EXERCISE: Copy, without any alteration, the lines from the one that includes "Write the React, TypeScript" up to and including the one that includes "const data = categories.map((c, i)".

EXCERPTED DATA:
——————
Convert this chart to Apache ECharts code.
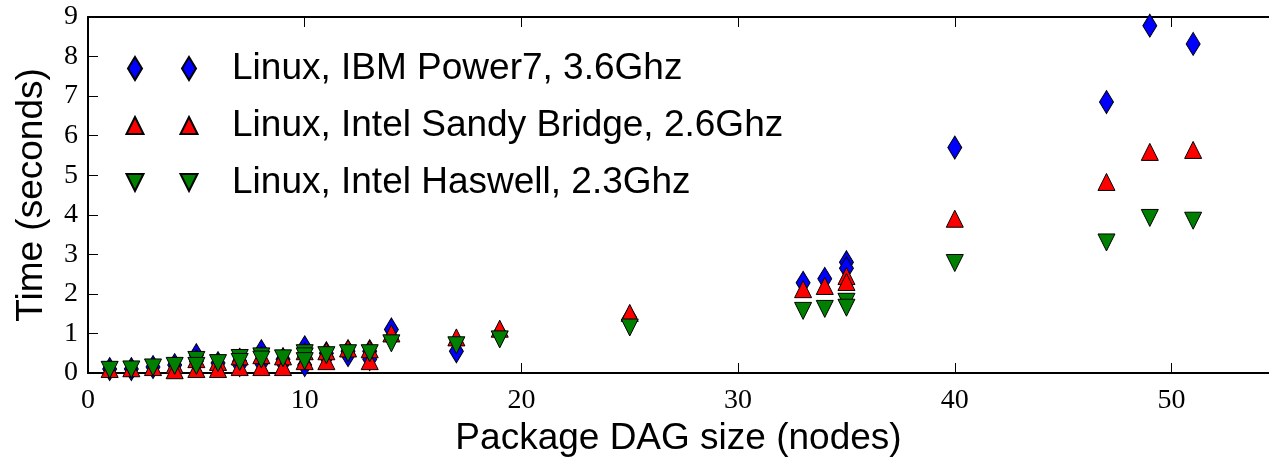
——————
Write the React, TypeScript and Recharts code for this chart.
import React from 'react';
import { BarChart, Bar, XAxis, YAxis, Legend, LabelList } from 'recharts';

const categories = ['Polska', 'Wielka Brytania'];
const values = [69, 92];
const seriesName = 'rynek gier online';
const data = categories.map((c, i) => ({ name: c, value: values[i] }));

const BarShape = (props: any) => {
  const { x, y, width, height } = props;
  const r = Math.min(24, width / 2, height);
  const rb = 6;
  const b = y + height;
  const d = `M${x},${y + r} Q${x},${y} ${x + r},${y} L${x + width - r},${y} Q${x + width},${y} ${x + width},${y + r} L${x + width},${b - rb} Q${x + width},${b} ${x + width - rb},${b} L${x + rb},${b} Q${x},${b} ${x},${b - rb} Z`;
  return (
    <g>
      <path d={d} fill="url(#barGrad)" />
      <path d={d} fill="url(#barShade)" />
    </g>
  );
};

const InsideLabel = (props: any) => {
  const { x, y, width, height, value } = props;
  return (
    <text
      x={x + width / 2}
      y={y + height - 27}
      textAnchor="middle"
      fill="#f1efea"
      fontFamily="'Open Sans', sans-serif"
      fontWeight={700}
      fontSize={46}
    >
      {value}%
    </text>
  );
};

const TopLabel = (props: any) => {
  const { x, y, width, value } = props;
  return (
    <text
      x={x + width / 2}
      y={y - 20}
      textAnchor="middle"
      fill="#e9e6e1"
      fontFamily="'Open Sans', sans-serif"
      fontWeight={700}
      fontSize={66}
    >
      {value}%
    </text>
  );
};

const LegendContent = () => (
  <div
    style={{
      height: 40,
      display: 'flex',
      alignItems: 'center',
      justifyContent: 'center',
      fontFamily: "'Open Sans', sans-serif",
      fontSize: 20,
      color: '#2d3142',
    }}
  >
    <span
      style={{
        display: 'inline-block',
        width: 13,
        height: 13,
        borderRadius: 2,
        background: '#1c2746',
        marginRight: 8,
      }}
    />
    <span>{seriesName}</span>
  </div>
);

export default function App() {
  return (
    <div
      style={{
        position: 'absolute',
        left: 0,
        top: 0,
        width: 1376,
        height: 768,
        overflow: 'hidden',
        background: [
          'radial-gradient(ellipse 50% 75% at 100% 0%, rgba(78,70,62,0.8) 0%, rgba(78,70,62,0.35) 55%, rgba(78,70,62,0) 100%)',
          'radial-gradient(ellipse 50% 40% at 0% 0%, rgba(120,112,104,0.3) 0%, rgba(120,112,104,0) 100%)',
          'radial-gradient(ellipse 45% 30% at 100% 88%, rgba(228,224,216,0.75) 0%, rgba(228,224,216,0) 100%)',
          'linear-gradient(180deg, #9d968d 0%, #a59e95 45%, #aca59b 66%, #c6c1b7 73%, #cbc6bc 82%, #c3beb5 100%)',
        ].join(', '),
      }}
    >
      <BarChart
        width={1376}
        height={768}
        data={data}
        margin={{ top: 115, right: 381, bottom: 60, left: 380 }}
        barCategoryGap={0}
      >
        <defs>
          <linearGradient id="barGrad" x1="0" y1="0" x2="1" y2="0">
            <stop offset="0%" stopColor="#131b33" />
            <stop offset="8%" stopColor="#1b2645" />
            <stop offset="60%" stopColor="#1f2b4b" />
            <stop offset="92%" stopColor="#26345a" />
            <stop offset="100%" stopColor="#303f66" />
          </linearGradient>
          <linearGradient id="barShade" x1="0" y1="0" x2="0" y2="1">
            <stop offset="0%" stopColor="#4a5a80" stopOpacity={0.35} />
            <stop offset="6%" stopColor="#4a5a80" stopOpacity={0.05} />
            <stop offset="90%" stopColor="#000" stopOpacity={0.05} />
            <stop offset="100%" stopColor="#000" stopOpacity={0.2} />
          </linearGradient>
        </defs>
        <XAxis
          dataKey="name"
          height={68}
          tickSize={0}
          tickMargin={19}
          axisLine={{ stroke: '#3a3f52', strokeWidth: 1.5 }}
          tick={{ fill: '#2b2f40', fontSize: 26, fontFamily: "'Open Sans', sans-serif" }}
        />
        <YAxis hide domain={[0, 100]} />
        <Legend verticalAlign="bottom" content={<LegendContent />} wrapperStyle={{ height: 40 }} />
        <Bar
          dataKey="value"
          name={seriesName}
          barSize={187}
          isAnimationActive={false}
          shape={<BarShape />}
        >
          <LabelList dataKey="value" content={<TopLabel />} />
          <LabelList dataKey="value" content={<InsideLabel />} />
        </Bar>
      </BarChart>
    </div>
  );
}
——————
SOLUTION:
Write the React, TypeScript and Recharts code for this chart.
import React from 'react';
import { BarChart, Bar, XAxis, YAxis, Legend, LabelList } from 'recharts';

const categories = ['Polska', 'Wielka Brytania'];
const values = [69, 92];
const seriesName = 'rynek gier online';
const data = categories.map((c, i) => ({ name: c, value: values[i] }));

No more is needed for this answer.